Only the lines from the start of the data through the line containing "return expr" should be written out, exactly as they are, with both ends included and the pictures left out.
· · ·
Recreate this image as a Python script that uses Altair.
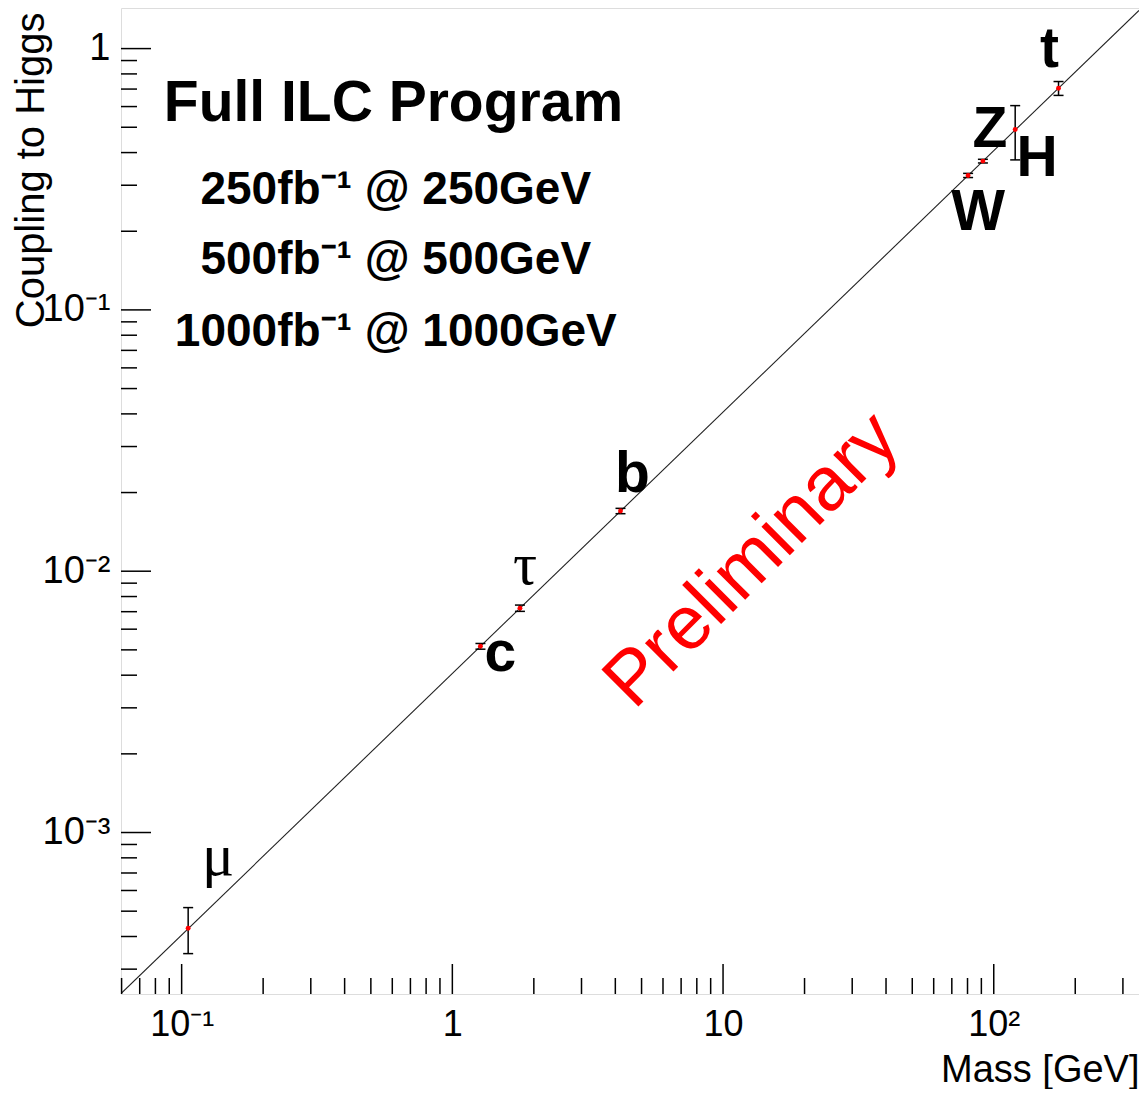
import json
import altair as alt
import pandas as pd

# ---------------- data ----------------
particles = ["μ", "c", "τ", "b", "W", "Z", "H", "t"]
mass = [0.1057, 1.27, 1.777, 4.18, 80.4, 91.19, 120.0, 173.5]
coupling = [4.30e-4, 5.16e-3, 7.22e-3, 0.0170, 0.327, 0.371, 0.490, 0.705]
error = [0.86e-4, 0.13e-3, 0.20e-3, 0.0004, 0.006, 0.006, 0.115, 0.043]

line_mass = [0.0597, 344.0]
line_coupling = [2.42e-4, 1.40]

x_domain = [0.0597, 344.0]
y_domain = [2.41e-4, 1.43]
x_major = [0.1, 1, 10, 100]
x_major_labels = ["10⁻¹", "1", "10", "10²"]
y_major = [1e-3, 1e-2, 1e-1, 1]
y_major_labels = ["10⁻³", "10⁻²", "10⁻¹", "1"]
x_minor = [m * 10.0 ** e for e in range(-2, 3) for m in range(2, 10)]
y_minor = [m * 10.0 ** e for e in range(-4, 1) for m in range(2, 10)]
x_minor = [v for v in x_minor if x_domain[0] < v < x_domain[1]]
y_minor = [v for v in y_minor if y_domain[0] < v < y_domain[1]]

lumi_lines = ["250fb⁻¹ @ 250GeV", "500fb⁻¹ @ 500GeV", "1000fb⁻¹ @ 1000GeV"]

W, H = 1018, 986
SANS = "Liberation Sans"
SERIF = "Liberation Serif"


def label_expr(vals, labels):
    expr = json.dumps(labels[-1], ensure_ascii=False)
    for i in range(len(vals) - 2, -1, -1):
        thr = (vals[i] * vals[i + 1]) ** 0.5
        expr = f"datum.value < {thr} ? {json.dumps(labels[i], ensure_ascii=False)} : ({expr})"
    return expr


xs = alt.Scale(type="log", domain=x_domain, nice=False)
ys = alt.Scale(type="log", domain=y_domain, nice=False)

xaxis = alt.Axis(
    values=x_major, labelExpr=label_expr(x_major, x_major_labels),
    ticks=False, domain=False, grid=False,
    labelFont=SANS, labelFontSize=36, labelColor="black", labelPadding=13,
    labelBaseline="top", labelAlign="center", labelFlush=False, labelOverlap=False,
    title="Mass [GeV]", titleFont=SANS, titleFontSize=38, titleFontWeight="normal",
    titleColor="black", titleX=W, titleY=87, titleAlign="right",
    titleBaseline="alphabetic", titleAnchor="end",
)
yaxis = alt.Axis(
    values=y_major, labelExpr=label_expr(y_major, y_major_labels),
    ticks=False, domain=False, grid=False,
    labelFont=SANS, labelFontSize=38, labelColor="black", labelPadding=11,
    labelBaseline="middle", labelAlign="right", labelFlush=False, labelOverlap=False,
    title="Coupling to Higgs", titleFont=SANS, titleFontSize=40, titleFontWeight="normal",
    titleColor="black", titleX=-78, titleY=4, titleAngle=270, titleAlign="right",
    titleBaseline="alphabetic", titleAnchor="end",
)


def X(field):
    return alt.X(field, type="quantitative", scale=xs, axis=xaxis)


def Y(field):
    return alt.Y(field, type="quantitative", scale=ys, axis=yaxis)


df = pd.DataFrame({
    "p": particles, "m": mass, "c": coupling,
    "lo": [c - e for c, e in zip(coupling, error)],
    "hi": [c + e for c, e in zip(coupling, error)],
})
line_df = pd.DataFrame({"m": line_mass, "c": line_coupling})
one = pd.DataFrame({"k": [0]})

layers = []

# diagonal line
layers.append(alt.Chart(line_df).mark_line(color="#222", strokeWidth=1.1, clip=True)
              .encode(x=X("m"), y=Y("c")))

# error bars
base = alt.Chart(df)
layers.append(base.mark_rule(color="black", strokeWidth=1.5)
              .encode(x=X("m"), y=Y("lo"), y2="hi:Q"))
for f in ["lo", "hi"]:
    layers.append(base.mark_rule(color="black", strokeWidth=1.5, xOffset=-5, x2Offset=5)
                  .encode(x=X("m"), x2="m:Q", y=Y(f)))
layers.append(base.mark_circle(color="red", size=24, opacity=1)
              .encode(x=X("m"), y=Y("c")))

# ticks (inside, ROOT style)
xt_major = pd.DataFrame({"v": x_major})
xt_minor = pd.DataFrame({"v": x_minor})
yt_major = pd.DataFrame({"v": y_major})
yt_minor = pd.DataFrame({"v": y_minor})
layers.append(alt.Chart(xt_major).mark_rule(color="black", strokeWidth=1.5)
              .encode(x=X("v"), y=alt.value(H), y2=alt.value(H - 30)))
layers.append(alt.Chart(xt_minor).mark_rule(color="black", strokeWidth=1.5)
              .encode(x=X("v"), y=alt.value(H), y2=alt.value(H - 16)))
layers.append(alt.Chart(yt_major).mark_rule(color="black", strokeWidth=1.5)
              .encode(y=Y("v"), x=alt.value(0), x2=alt.value(30)))
layers.append(alt.Chart(yt_minor).mark_rule(color="black", strokeWidth=1.5)
              .encode(y=Y("v"), x=alt.value(0), x2=alt.value(16)))

# particle labels (offsets from their points)
label_style = {
    "μ": (30, -53, SERIF, "normal", 60),
    "c": (20, 25, SANS, "bold", 57),
    "τ": (5, -24, SERIF, "normal", 60),
    "b": (12, -19, SANS, "bold", 57),
    "W": (10, 55, SANS, "bold", 57),
    "Z": (7, -14, SANS, "bold", 57),
    "H": (22, 46, SANS, "bold", 57),
    "t": (-9, -21, SANS, "bold", 57),
}
for p in particles:
    dx, dy, font, weight, size = label_style[p]
    layers.append(base.transform_filter(alt.datum.p == p)
                  .mark_text(dx=dx, dy=dy, font=font, fontWeight=weight, fontSize=size,
                             color="black", align="center", baseline="alphabetic")
                  .encode(x=X("m"), y=Y("c"), text="p:N"))

# annotations
layers.append(alt.Chart(one).mark_text(font=SANS, fontWeight="bold", fontSize=57,
                                       color="black", align="center", baseline="alphabetic")
              .encode(x=alt.datum(0.606), y=alt.datum(0.528), text=alt.value("Full ILC Program")))
for txt, yv in zip(lumi_lines, [0.2538, 0.1372, 0.0729]):
    layers.append(alt.Chart(one).mark_text(font=SANS, fontWeight="bold", fontSize=46,
                                           color="black", align="center", baseline="alphabetic")
                  .encode(x=alt.datum(0.618), y=alt.datum(yv), text=alt.value(txt)))
layers.append(alt.Chart(one).mark_text(font=SANS, fontSize=76, color="#ff0000",
                                       align="center", baseline="middle", angle=315)
              .encode(x=alt.datum(12.8), y=alt.datum(0.0110), text=alt.value("Preliminary")))

chart = alt.layer(*layers).properties(
    width=W, height=H,
    padding={"left": 113, "top": 0, "right": 0, "bottom": 95},
    autosize=alt.AutoSizeParams(type="none"),
).configure_view(stroke="black", strokeWidth=1.5).configure(background="white")

chart.save("out.html", embed_options={"renderer": "svg", "actions": False})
· · ·
§ Result for this task
Recreate this image as a Python script that uses Altair.
import json
import altair as alt
import pandas as pd

# ---------------- data ----------------
particles = ["μ", "c", "τ", "b", "W", "Z", "H", "t"]
mass = [0.1057, 1.27, 1.777, 4.18, 80.4, 91.19, 120.0, 173.5]
coupling = [4.30e-4, 5.16e-3, 7.22e-3, 0.0170, 0.327, 0.371, 0.490, 0.705]
error = [0.86e-4, 0.13e-3, 0.20e-3, 0.0004, 0.006, 0.006, 0.115, 0.043]

line_mass = [0.0597, 344.0]
line_coupling = [2.42e-4, 1.40]

x_domain = [0.0597, 344.0]
y_domain = [2.41e-4, 1.43]
x_major = [0.1, 1, 10, 100]
x_major_labels = ["10⁻¹", "1", "10", "10²"]
y_major = [1e-3, 1e-2, 1e-1, 1]
y_major_labels = ["10⁻³", "10⁻²", "10⁻¹", "1"]
x_minor = [m * 10.0 ** e for e in range(-2, 3) for m in range(2, 10)]
y_minor = [m * 10.0 ** e for e in range(-4, 1) for m in range(2, 10)]
x_minor = [v for v in x_minor if x_domain[0] < v < x_domain[1]]
y_minor = [v for v in y_minor if y_domain[0] < v < y_domain[1]]

lumi_lines = ["250fb⁻¹ @ 250GeV", "500fb⁻¹ @ 500GeV", "1000fb⁻¹ @ 1000GeV"]

W, H = 1018, 986
SANS = "Liberation Sans"
SERIF = "Liberation Serif"


def label_expr(vals, labels):
    expr = json.dumps(labels[-1], ensure_ascii=False)
    for i in range(len(vals) - 2, -1, -1):
        thr = (vals[i] * vals[i + 1]) ** 0.5
        expr = f"datum.value < {thr} ? {json.dumps(labels[i], ensure_ascii=False)} : ({expr})"
    return expr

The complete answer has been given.